Ask HN: Suggestions for improving current sentiment analysis algorithms?

1 point

11 years ago

Hello everyone,

My group is working on our thesis project for Hack Reactor, and one major aspect of our project is exploring and trying to improve upon sentiment analysis, in our case specifically for tweets.

Of course, natural language processing is something with decades of research behind it, so expecting to make something truly new and better is relatively unlikely. Nevertheless, our goal is to do what we can, build something we can be proud of, and build something that could be at least of some value to someone.

Our approach to sentiment analysis currently utilizes the concept of "layers." It seems that the sentiment analysis libraries we have found so far merely find out whether certain words are likely to be positive or negative in sentiment. Of course, this algorithm stops working as soon as language becomes even remotely complex or interesting.

One of our "layers" that seems to work especially for tweets is an "emoticon layer," where we identify emojis used in tweets to help in sentiment analysis.

Other potential ideas for "layers" are a "negation" layer or a "movies" layer that identifies movie keywords.

Our project is completely open source, and we'd love to open up to suggestions and contributions from the Hacker News community. This is our first week (out of about three) of working on this project, so it is still very much in an infant stage. We're all relatively new to coding, so we're just trying to figure things out as we go.

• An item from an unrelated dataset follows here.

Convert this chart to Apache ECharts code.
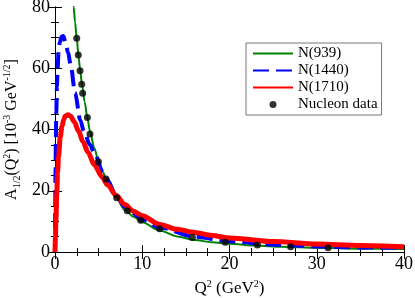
<!DOCTYPE html>
<html><head><meta charset="utf-8">
<script src="https://cdn.jsdelivr.net/npm/echarts@6/dist/echarts.min.js"></script>
<style>html,body{margin:0;padding:0;background:#fff}#c{width:415px;height:298px}</style>
</head><body><div id="c"></div>
<script>
var xTicks = [0, 10, 20, 30, 40];
var yTicks = [0, 20, 40, 60, 80];
var seriesNames = ['N(939)', 'N(1440)', 'N(1710)', 'Nucleon data'];

var n939X = [1.9, 2.0, 2.14, 2.3, 2.49, 2.7, 2.9, 3.1, 3.4, 3.7, 4.0, 4.5, 5, 5.5, 6, 7, 8, 9, 10, 12, 14, 16, 18, 20, 23, 26, 30, 35, 40];
var n939Y = [90, 85, 80, 75, 69.8, 63.8, 58.8, 54.5, 49, 44, 39.5, 34, 29.5, 26, 23, 17.8, 13.7, 11.5, 9.7, 7.0, 5.1, 3.9, 3.2, 2.7, 2.1, 1.7, 1.35, 1.1, 0.95];

var n1440X = [0, 0.03, 0.06, 0.1, 0.15, 0.22, 0.3, 0.4, 0.55, 0.75, 0.95, 1.2, 1.5, 1.8, 2.3, 2.9, 3.3, 4, 4.5, 5.5, 6, 7, 8, 10, 12, 16, 20, 25, 30, 35, 40];
var n1440Y = [0, 15, 27, 37, 46, 54, 60, 65, 68.5, 70.3, 70.5, 68.5, 65, 61, 52, 43, 39.5, 35, 32.5, 26, 23.5, 18.5, 14.8, 10.7, 8.0, 5.0, 3.5, 2.4, 1.8, 1.5, 1.3];

var n1710X = [0, 0.05, 0.1, 0.2, 0.3, 0.4, 0.6, 0.8, 1.0, 1.2, 1.5, 1.8, 2.2, 2.7, 3.2, 3.8, 4.5, 5.4, 6, 7, 8, 9, 10, 12, 14, 16, 18, 20, 25, 30, 35, 40];
var n1710Y = [0, 5, 10, 19, 26, 31, 37.5, 41, 43.3, 44.4, 44.8, 44.3, 42.5, 39.5, 36, 32.5, 28.5, 24.5, 22, 18.5, 15.5, 13.3, 11.8, 9.0, 7.4, 6.4, 5.4, 4.6, 3.4, 2.6, 2.1, 1.7];

var dataX = [2.49, 2.67, 2.87, 3.06, 3.17, 3.71, 4.01, 4.97, 5.85, 7.07, 8.29, 9.82, 12.0, 15.74, 19.5, 23.2, 27.0, 31.3];
var dataY = [69.8, 64.3, 59.2, 54.8, 51.8, 43.9, 38.5, 29.5, 23.8, 17.7, 13.5, 10.4, 7.6, 4.8, 3.2, 2.3, 1.7, 1.4];

function zip(a, b) { return a.map(function (v, i) { return [v, b[i]]; }); }

var FONT = 'Liberation Serif';
var rich = {
  m: { fontFamily: FONT, fontSize: 17, lineHeight: 20, color: '#000', verticalAlign: 'middle' },
  sup: { fontFamily: FONT, fontSize: 10, lineHeight: 20, color: '#000', verticalAlign: 'top' },
  sub: { fontFamily: FONT, fontSize: 10, lineHeight: 20, color: '#000', verticalAlign: 'bottom' }
};
var richY = {
  m: { fontFamily: FONT, fontSize: 16, lineHeight: 20, color: '#000', verticalAlign: 'middle' },
  sup: { fontFamily: FONT, fontSize: 10, lineHeight: 20, color: '#000', verticalAlign: 'top' },
  sub: { fontFamily: FONT, fontSize: 10, lineHeight: 20, color: '#000', verticalAlign: 'bottom' }
};

var chart = echarts.init(document.getElementById('c'), null, { renderer: 'canvas' });
var tickCommon = { show: true, inside: true, length: 7, lineStyle: { color: '#000', width: 1 } };
var minorCommon = { show: true, splitNumber: 4, length: 4, lineStyle: { color: '#000', width: 1 } };

chart.setOption({
  animation: false,
  backgroundColor: '#fff',
  textStyle: { fontFamily: FONT },
  grid: { left: 55, right: 11, top: 7, bottom: 46, containLabel: false, outerBoundsMode: 'none' },
  legend: {
    orient: 'vertical',
    left: 246, top: 43,
    padding: [3, 4, 3, 6],
    itemWidth: 40, itemHeight: 7, itemGap: 2,
    borderColor: '#777', borderWidth: 1,
    textStyle: { fontFamily: FONT, fontSize: 15, color: '#000' },
    data: [
      { name: seriesNames[0], itemStyle: { opacity: 0 } },
      { name: seriesNames[1], itemStyle: { opacity: 0 } },
      { name: seriesNames[2], itemStyle: { opacity: 0 } },
      { name: seriesNames[3], icon: 'circle' }
    ]
  },
  xAxis: [{
    type: 'value', min: xTicks[0], max: xTicks[xTicks.length - 1], interval: 10,
    axisLine: { show: true, onZero: false, lineStyle: { color: '#000', width: 1 } },
    axisTick: tickCommon, minorTick: minorCommon,
    splitLine: { show: false },
    axisLabel: { fontFamily: FONT, fontSize: 18, color: '#000', margin: 3 },
    name: '{m|Q}{sup|2}{m| (GeV}{sup|2}{m|)}',
    nameLocation: 'middle', nameGap: 27, nameMoveOverlap: false,
    nameTextStyle: { rich: rich }
  }, {
    type: 'value', position: 'top', min: 0, max: 40, interval: 10,
    axisLine: { show: true, lineStyle: { color: '#000', width: 1 } },
    axisTick: tickCommon, minorTick: minorCommon,
    axisLabel: { show: false }, splitLine: { show: false }
  }],
  yAxis: [{
    type: 'value', min: yTicks[0], max: yTicks[yTicks.length - 1], interval: 20,
    axisLine: { show: true, onZero: false, lineStyle: { color: '#000', width: 1 } },
    axisTick: tickCommon, minorTick: minorCommon,
    splitLine: { show: false },
    axisLabel: { fontFamily: FONT, fontSize: 18, color: '#000', margin: 5 },
    name: '{m|A}{sub|1/2}{m|(Q}{sup|2}{m|) [10}{sup|-3}{m| GeV}{sup|-1/2}{m|]}',
    nameLocation: 'middle', nameGap: 33, nameRotate: 90, nameMoveOverlap: false,
    nameTextStyle: { rich: richY }
  }, {
    type: 'value', position: 'right', min: 0, max: 80, interval: 20,
    axisLine: { show: true, lineStyle: { color: '#000', width: 1 } },
    axisTick: tickCommon, minorTick: minorCommon,
    axisLabel: { show: false }, splitLine: { show: false }
  }],
  series: [{
    name: seriesNames[0], type: 'line', data: zip(n939X, n939Y),
    showSymbol: false, smooth: 0.3, smoothMonotone: 'x', clip: true,
    lineStyle: { color: '#008000', width: 2 }, itemStyle: { color: '#008000' }, z: 2
  }, {
    name: seriesNames[1], type: 'line', data: zip(n1440X, n1440Y),
    showSymbol: false, smooth: 0.3, smoothMonotone: 'x', clip: true,
    lineStyle: { color: '#0000ff', width: 4, type: [16, 7] }, itemStyle: { color: '#0000ff' }, z: 3
  }, {
    name: seriesNames[2], type: 'line', data: zip(n1710X, n1710Y),
    showSymbol: false, smooth: 0.3, smoothMonotone: 'x', clip: true,
    lineStyle: { color: '#ff0000', width: 5 }, itemStyle: { color: '#ff0000' }, z: 4
  }, {
    name: seriesNames[3], type: 'scatter', data: zip(dataX, dataY),
    symbol: 'circle', symbolSize: 7, itemStyle: { color: '#000' }, z: 5
  }]
});
</script></body></html>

If you are interested, here are the relevant links to our project:

Deployed website (has inputs for various kinds of searches, and returns our current, very basic, sentiment analysis results) - http://crowdparser.azurewebsites.net/

sentimentjs NPM package - https://github.com/crowd-parser/sentimentjs

web app repo - https://github.com/crowd-parser/crowd-parser

We'd love to hear your thoughts and suggestions, and thanks in advance!